Bursa Malaysia’s modest morning recovery on Thursday appears unremarkable at first glance. A fractional uptick in the FBM KLCI—rising just 0.06 points—suggests local investors are discounting Wall Street’s overnight gains with typical caution. But behind this near-static market behavior lies a more consequential macro tremor: the White House’s floated plan for a 100% tariff on imported semiconductors not tied to US domestic production.
This isn’t simply a posturing move in an election cycle. It is a signal of active economic weaponization of global semiconductor supply chains. And for Malaysia—long positioned as a crucial midstream packaging and testing node in the chip value chain—the implication is clear: production proximity now dictates policy preference.
President Trump’s latest tariff signaling follows a familiar logic, but the specificity and scale proposed here suggest a deeper structural realignment. The exemption for US-domiciled or committed manufacturing plants makes the message plain: US industrial policy is no longer reactive—it is selectively protectionist.
For Malaysian capital markets, this announcement carries two dual-risk vectors: first, direct revaluation pressure on semiconductor-exposed equities (e.g., Inari Amertron); second, a broader capital sentiment softening toward emerging market suppliers deemed non-strategic under a redefined US industrial playbook.
The move dovetails with Apple’s announcement of an additional US$100 billion investment in domestic production, taking its planned total to US$600 billion.
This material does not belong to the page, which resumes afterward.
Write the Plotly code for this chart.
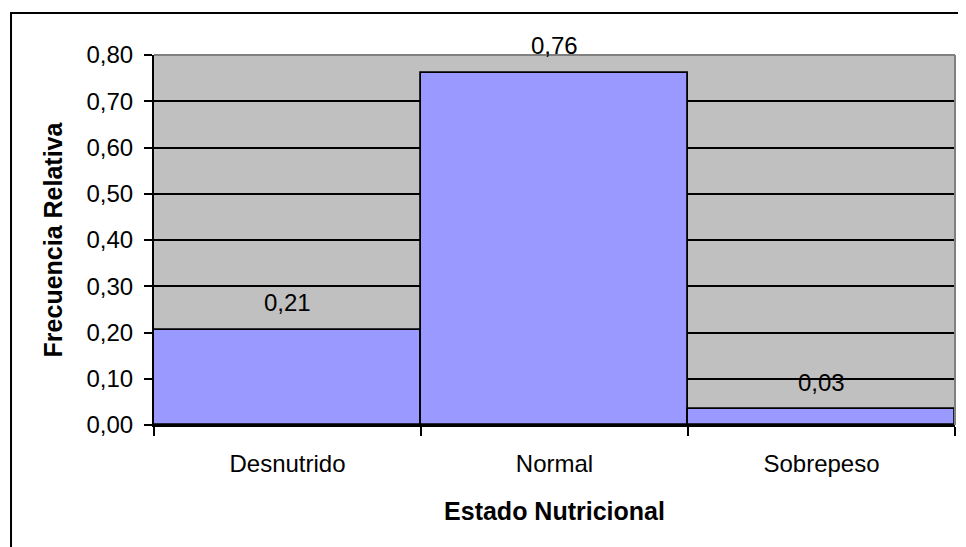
import plotly.graph_objects as go

categories = ["Desnutrido", "Normal", "Sobrepeso"]
values = [0.206, 0.762, 0.034]
labels = ["0,21", "0,76", "0,03"]
y_ticks = [0.0, 0.1, 0.2, 0.3, 0.4, 0.5, 0.6, 0.7, 0.8]
y_tick_text = ["0,00", "0,10", "0,20", "0,30", "0,40", "0,50", "0,60", "0,70", "0,80"]

FONT = "Liberation Sans, Arial, sans-serif"

fig = go.Figure()
fig.add_trace(go.Bar(
    x=categories, y=values,
    marker=dict(color="#9999FF", line=dict(color="black", width=1.8)),
    width=1.0, hoverinfo="skip",
))

for c, v, t in zip(categories, values, labels):
    fig.add_annotation(x=c, y=v, text=t, showarrow=False, yshift=27,
                       yanchor="middle", xanchor="center",
                       font=dict(family=FONT, size=24, color="black"))

# plot area border (top / right in gray)
fig.add_shape(type="line", xref="paper", yref="paper", x0=0, x1=1, y0=1, y1=1,
              line=dict(color="#808080", width=2), layer="above")
fig.add_shape(type="line", xref="paper", yref="paper", x0=1, x1=1, y0=0, y1=1,
              line=dict(color="#808080", width=2), layer="above")
# outer chart border
fig.add_shape(type="rect", xref="paper", yref="paper",
              x0=-0.1785, x1=1.05, y0=-0.36, y1=1.1135,
              line=dict(color="black", width=2), fillcolor="rgba(0,0,0,0)", layer="above")

fig.update_layout(
    width=958, height=539,
    margin=dict(l=146, r=11, t=47, b=122),
    paper_bgcolor="white", plot_bgcolor="#C0C0C0",
    bargap=0, showlegend=False,
    font=dict(family=FONT, color="black"),
    xaxis=dict(
        type="category", range=[-0.5, 2.5], tickson="boundaries",
        ticks="outside", ticklen=9, tickwidth=1.5, tickcolor="black",
        showline=True, linecolor="black", linewidth=2, showgrid=False,
        tickfont=dict(family=FONT, size=24), ticklabelstandoff=16,
        title=dict(text="<b>Estado Nutricional</b>", font=dict(family=FONT, size=25), standoff=27),
        fixedrange=True,
    ),
    yaxis=dict(
        range=[0, 0.8], tickvals=y_ticks, ticktext=y_tick_text,
        ticks="outside", ticklen=8, tickwidth=1.5, tickcolor="black",
        showline=True, linecolor="black", linewidth=2,
        showgrid=True, gridcolor="black", gridwidth=1.5, zeroline=False,
        tickfont=dict(family=FONT, size=24), ticklabelstandoff=6,
        title=dict(text="<b>Frecuencia Relativa</b>", font=dict(family=FONT, size=25), standoff=17),
        fixedrange=True,
    ),
)

fig.write_html("out.html")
The contrast between policy threat and corporate capital alignment should not be ignored. Washington is using tariffs to shape where the next generation of high-margin manufacturing will sit—and increasingly, that’s within American borders.
Unlike the 2018–2019 tariff waves, which largely punished China-origin goods and sparked reactive supply chain diversification across Southeast Asia, this round of tariff talk is narrower but more instructive. It rewards commitment to American industrial base rebuilding, not just origin substitution.
Malaysia, home to several global semiconductor back-end facilities, is exposed not because of volume, but because of perceived strategic fungibility. In simpler terms: Washington believes it can replace Malaysia’s role faster than it can replace wafer fabs in Taiwan or photolithography capacity in the Netherlands.
That perception may be misaligned with real-world execution timelines—but capital doesn’t wait for nuance. Bursa Malaysia’s sideways movement on low volume—139 million shares traded at RM68.11 million—is less a vote of confidence and more a pause for recalibration.
The drag in financials—Public Bank, CIMB, and IHH Healthcare all down two sen—is less a reflection of bank-specific pessimism and more a sectoral weight response to macro ambiguity. Weakness in the Financial Services Index and muted performance in the FBM Emas and FBMT 100 indices confirm that liquidity preference has rotated out of cyclicals, and not yet into high-conviction defensives.
Semiconductor-adjacent counters are starting to reflect this bifurcation. Inari Amertron’s three-sen gain to RM1.89 may look benign, but in context of low breadth (decliners outpaced gainers 176 to 131), it reflects narrow optimism in value-chain positioning, not broad-based faith in policy resilience.
Sectorally, the Energy and Plantation indices declined—indicating commodity-linked exporters are not being viewed as safe havens, at least in this iteration of trade tension.
Malaysia’s position as a non-fabrication node in the chip chain leaves it structurally vulnerable to second-order protectionism. It doesn’t violate tariff rules directly, but it also doesn’t secure carve-outs through scale or irreplaceability.
In contrast, Singapore’s sovereign funds, with stakes in global foundries and longer-duration tech portfolios, may find this tariff posture incentivizing deeper North American alignment—not diversification across ASEAN.
This quiet divergence matters. Policy posture in Malaysia still leans on cost competitiveness and downstream reliability. But Washington’s message is different: only upstream loyalty will be tariff-exempt.
If Malaysia intends to preserve its role in global semiconductor flows, it may need to reframe its offering—not as a passive beneficiary of China+1, but as an active enabler of dual-anchored manufacturing partnerships with the US and its allies.
President Trump’s tariff threat may not materialize in its exact form, but the signal architecture is clear: semiconductor supply chains will be judged not by market logic, but by national alignment.
For Malaysia, the question isn’t whether the FBM KLCI can recover intraday—it’s whether the country’s policy and capital posture reflect the new rules of industrial loyalty. The market didn’t fall. But capital is already listening.